WHAT THIS TASK INVOLVES:
Repeat every line of the data exactly, but not the pictures.

★ ★ ★ ★

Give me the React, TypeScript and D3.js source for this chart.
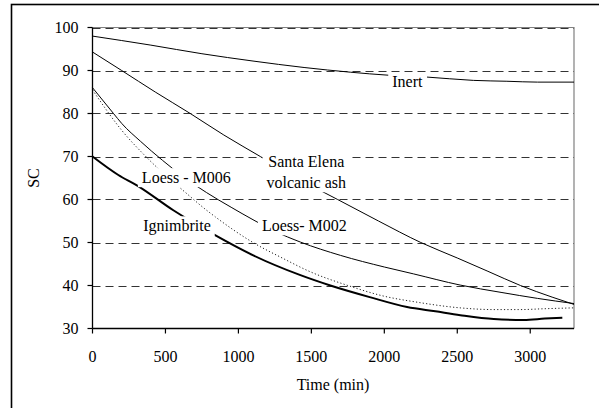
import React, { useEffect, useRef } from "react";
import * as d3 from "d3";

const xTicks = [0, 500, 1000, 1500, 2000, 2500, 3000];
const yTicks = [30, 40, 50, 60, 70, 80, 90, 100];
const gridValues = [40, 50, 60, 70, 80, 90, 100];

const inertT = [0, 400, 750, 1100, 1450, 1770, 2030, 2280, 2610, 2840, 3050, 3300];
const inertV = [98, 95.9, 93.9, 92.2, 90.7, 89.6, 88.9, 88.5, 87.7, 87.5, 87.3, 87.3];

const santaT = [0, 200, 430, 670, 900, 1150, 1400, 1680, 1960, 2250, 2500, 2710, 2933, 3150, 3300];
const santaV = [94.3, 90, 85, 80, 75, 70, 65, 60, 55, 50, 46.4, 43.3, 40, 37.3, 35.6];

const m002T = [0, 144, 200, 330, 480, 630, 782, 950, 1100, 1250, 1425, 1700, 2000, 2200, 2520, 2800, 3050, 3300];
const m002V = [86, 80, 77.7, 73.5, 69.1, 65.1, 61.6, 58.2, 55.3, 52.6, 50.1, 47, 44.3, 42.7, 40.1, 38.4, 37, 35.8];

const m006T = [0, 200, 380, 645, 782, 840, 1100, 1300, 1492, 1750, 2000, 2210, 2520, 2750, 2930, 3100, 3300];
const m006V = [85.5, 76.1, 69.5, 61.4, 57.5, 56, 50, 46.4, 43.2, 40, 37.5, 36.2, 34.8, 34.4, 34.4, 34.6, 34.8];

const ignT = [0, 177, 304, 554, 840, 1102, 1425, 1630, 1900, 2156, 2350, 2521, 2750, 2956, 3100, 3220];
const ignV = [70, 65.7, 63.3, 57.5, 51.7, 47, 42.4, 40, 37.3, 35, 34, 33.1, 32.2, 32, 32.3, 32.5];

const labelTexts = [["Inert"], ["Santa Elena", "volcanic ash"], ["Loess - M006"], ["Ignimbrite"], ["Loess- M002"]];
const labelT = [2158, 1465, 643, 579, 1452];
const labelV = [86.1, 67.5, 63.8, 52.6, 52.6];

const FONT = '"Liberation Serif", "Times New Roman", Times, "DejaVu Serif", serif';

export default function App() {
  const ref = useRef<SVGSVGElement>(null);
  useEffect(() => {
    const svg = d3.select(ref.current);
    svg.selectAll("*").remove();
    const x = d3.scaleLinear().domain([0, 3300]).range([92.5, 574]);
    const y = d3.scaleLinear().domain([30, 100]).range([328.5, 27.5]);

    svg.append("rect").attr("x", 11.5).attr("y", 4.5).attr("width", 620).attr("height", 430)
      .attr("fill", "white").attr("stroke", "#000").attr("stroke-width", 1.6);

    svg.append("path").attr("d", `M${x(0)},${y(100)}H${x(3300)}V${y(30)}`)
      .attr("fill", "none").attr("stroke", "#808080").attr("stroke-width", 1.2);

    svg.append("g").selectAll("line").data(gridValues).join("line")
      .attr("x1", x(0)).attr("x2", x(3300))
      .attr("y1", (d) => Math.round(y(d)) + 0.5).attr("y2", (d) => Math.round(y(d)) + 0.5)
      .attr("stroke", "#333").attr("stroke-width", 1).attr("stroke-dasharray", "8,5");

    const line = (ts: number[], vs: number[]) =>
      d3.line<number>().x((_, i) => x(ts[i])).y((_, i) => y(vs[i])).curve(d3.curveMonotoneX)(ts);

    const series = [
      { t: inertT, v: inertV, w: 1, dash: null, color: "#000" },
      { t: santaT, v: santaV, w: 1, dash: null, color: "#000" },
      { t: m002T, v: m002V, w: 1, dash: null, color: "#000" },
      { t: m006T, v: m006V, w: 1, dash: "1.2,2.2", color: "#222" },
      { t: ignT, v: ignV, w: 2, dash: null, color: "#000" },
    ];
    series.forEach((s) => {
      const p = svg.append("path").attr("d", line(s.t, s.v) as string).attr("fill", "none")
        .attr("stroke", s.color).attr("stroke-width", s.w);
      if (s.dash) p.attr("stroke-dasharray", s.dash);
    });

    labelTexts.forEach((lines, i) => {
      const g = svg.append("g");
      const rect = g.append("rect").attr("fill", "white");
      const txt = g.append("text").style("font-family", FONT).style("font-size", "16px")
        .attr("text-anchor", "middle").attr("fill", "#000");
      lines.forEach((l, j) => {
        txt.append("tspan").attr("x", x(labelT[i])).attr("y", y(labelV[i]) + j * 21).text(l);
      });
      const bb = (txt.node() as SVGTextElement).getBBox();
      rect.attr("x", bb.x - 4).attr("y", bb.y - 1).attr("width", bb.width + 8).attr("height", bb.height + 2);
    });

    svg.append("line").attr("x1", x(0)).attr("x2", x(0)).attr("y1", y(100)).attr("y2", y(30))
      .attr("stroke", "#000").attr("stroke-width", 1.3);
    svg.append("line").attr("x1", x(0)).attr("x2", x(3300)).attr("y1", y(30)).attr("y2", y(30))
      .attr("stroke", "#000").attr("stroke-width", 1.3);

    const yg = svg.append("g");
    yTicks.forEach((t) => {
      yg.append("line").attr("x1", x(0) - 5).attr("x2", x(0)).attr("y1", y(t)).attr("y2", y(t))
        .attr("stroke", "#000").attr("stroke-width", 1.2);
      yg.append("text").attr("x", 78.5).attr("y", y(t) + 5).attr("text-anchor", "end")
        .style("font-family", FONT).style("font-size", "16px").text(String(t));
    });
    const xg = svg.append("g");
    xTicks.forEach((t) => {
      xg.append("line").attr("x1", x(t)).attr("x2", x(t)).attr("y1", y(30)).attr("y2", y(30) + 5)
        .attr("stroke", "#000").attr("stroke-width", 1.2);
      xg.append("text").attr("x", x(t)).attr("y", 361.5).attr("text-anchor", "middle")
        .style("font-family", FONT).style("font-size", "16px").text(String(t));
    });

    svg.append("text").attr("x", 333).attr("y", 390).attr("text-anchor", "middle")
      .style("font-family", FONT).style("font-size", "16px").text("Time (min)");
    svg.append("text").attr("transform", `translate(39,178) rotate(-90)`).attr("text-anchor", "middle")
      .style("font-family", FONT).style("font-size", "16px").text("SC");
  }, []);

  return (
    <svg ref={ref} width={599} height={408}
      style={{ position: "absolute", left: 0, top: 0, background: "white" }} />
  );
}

★ ★ ★ ★

EXERCISE OUTPUT:
Give me the React, TypeScript and D3.js source for this chart.
import React, { useEffect, useRef } from "react";
import * as d3 from "d3";

const xTicks = [0, 500, 1000, 1500, 2000, 2500, 3000];
const yTicks = [30, 40, 50, 60, 70, 80, 90, 100];
const gridValues = [40, 50, 60, 70, 80, 90, 100];

const inertT = [0, 400, 750, 1100, 1450, 1770, 2030, 2280, 2610, 2840, 3050, 3300];
const inertV = [98, 95.9, 93.9, 92.2, 90.7, 89.6, 88.9, 88.5, 87.7, 87.5, 87.3, 87.3];

const santaT = [0, 200, 430, 670, 900, 1150, 1400, 1680, 1960, 2250, 2500, 2710, 2933, 3150, 3300];
const santaV = [94.3, 90, 85, 80, 75, 70, 65, 60, 55, 50, 46.4, 43.3, 40, 37.3, 35.6];

const m002T = [0, 144, 200, 330, 480, 630, 782, 950, 1100, 1250, 1425, 1700, 2000, 2200, 2520, 2800, 3050, 3300];
const m002V = [86, 80, 77.7, 73.5, 69.1, 65.1, 61.6, 58.2, 55.3, 52.6, 50.1, 47, 44.3, 42.7, 40.1, 38.4, 37, 35.8];

const m006T = [0, 200, 380, 645, 782, 840, 1100, 1300, 1492, 1750, 2000, 2210, 2520, 2750, 2930, 3100, 3300];
const m006V = [85.5, 76.1, 69.5, 61.4, 57.5, 56, 50, 46.4, 43.2, 40, 37.5, 36.2, 34.8, 34.4, 34.4, 34.6, 34.8];

const ignT = [0, 177, 304, 554, 840, 1102, 1425, 1630, 1900, 2156, 2350, 2521, 2750, 2956, 3100, 3220];
const ignV = [70, 65.7, 63.3, 57.5, 51.7, 47, 42.4, 40, 37.3, 35, 34, 33.1, 32.2, 32, 32.3, 32.5];

const labelTexts = [["Inert"], ["Santa Elena", "volcanic ash"], ["Loess - M006"], ["Ignimbrite"], ["Loess- M002"]];
const labelT = [2158, 1465, 643, 579, 1452];
const labelV = [86.1, 67.5, 63.8, 52.6, 52.6];

const FONT = '"Liberation Serif", "Times New Roman", Times, "DejaVu Serif", serif';

export default function App() {
  const ref = useRef<SVGSVGElement>(null);
  useEffect(() => {
    const svg = d3.select(ref.current);
    svg.selectAll("*").remove();
    const x = d3.scaleLinear().domain([0, 3300]).range([92.5, 574]);
    const y = d3.scaleLinear().domain([30, 100]).range([328.5, 27.5]);

    svg.append("rect").attr("x", 11.5).attr("y", 4.5).attr("width", 620).attr("height", 430)
      .attr("fill", "white").attr("stroke", "#000").attr("stroke-width", 1.6);

    svg.append("path").attr("d", `M${x(0)},${y(100)}H${x(3300)}V${y(30)}`)
      .attr("fill", "none").attr("stroke", "#808080").attr("stroke-width", 1.2);

    svg.append("g").selectAll("line").data(gridValues).join("line")
      .attr("x1", x(0)).attr("x2", x(3300))
      .attr("y1", (d) => Math.round(y(d)) + 0.5).attr("y2", (d) => Math.round(y(d)) + 0.5)
      .attr("stroke", "#333").attr("stroke-width", 1).attr("stroke-dasharray", "8,5");

    const line = (ts: number[], vs: number[]) =>
      d3.line<number>().x((_, i) => x(ts[i])).y((_, i) => y(vs[i])).curve(d3.curveMonotoneX)(ts);

    const series = [
      { t: inertT, v: inertV, w: 1, dash: null, color: "#000" },
      { t: santaT, v: santaV, w: 1, dash: null, color: "#000" },
      { t: m002T, v: m002V, w: 1, dash: null, color: "#000" },
      { t: m006T, v: m006V, w: 1, dash: "1.2,2.2", color: "#222" },
      { t: ignT, v: ignV, w: 2, dash: null, color: "#000" },
    ];
    series.forEach((s) => {
      const p = svg.append("path").attr("d", line(s.t, s.v) as string).attr("fill", "none")
        .attr("stroke", s.color).attr("stroke-width", s.w);
      if (s.dash) p.attr("stroke-dasharray", s.dash);
    });

    labelTexts.forEach((lines, i) => {
      const g = svg.append("g");
      const rect = g.append("rect").attr("fill", "white");
      const txt = g.append("text").style("font-family", FONT).style("font-size", "16px")
        .attr("text-anchor", "middle").attr("fill", "#000");
      lines.forEach((l, j) => {
        txt.append("tspan").attr("x", x(labelT[i])).attr("y", y(labelV[i]) + j * 21).text(l);
      });
      const bb = (txt.node() as SVGTextElement).getBBox();
      rect.attr("x", bb.x - 4).attr("y", bb.y - 1).attr("width", bb.width + 8).attr("height", bb.height + 2);
    });

    svg.append("line").attr("x1", x(0)).attr("x2", x(0)).attr("y1", y(100)).attr("y2", y(30))
      .attr("stroke", "#000").attr("stroke-width", 1.3);
    svg.append("line").attr("x1", x(0)).attr("x2", x(3300)).attr("y1", y(30)).attr("y2", y(30))
      .attr("stroke", "#000").attr("stroke-width", 1.3);

    const yg = svg.append("g");
    yTicks.forEach((t) => {
      yg.append("line").attr("x1", x(0) - 5).attr("x2", x(0)).attr("y1", y(t)).attr("y2", y(t))
        .attr("stroke", "#000").attr("stroke-width", 1.2);
      yg.append("text").attr("x", 78.5).attr("y", y(t) + 5).attr("text-anchor", "end")
        .style("font-family", FONT).style("font-size", "16px").text(String(t));
    });
    const xg = svg.append("g");
    xTicks.forEach((t) => {
      xg.append("line").attr("x1", x(t)).attr("x2", x(t)).attr("y1", y(30)).attr("y2", y(30) + 5)
        .attr("stroke", "#000").attr("stroke-width", 1.2);
      xg.append("text").attr("x", x(t)).attr("y", 361.5).attr("text-anchor", "middle")
        .style("font-family", FONT).style("font-size", "16px").text(String(t));
    });

    svg.append("text").attr("x", 333).attr("y", 390).attr("text-anchor", "middle")
      .style("font-family", FONT).style("font-size", "16px").text("Time (min)");
    svg.append("text").attr("transform", `translate(39,178) rotate(-90)`).attr("text-anchor", "middle")
      .style("font-family", FONT).style("font-size", "16px").text("SC");
  }, []);

  return (
    <svg ref={ref} width={599} height={408}
      style={{ position: "absolute", left: 0, top: 0, background: "white" }} />
  );
}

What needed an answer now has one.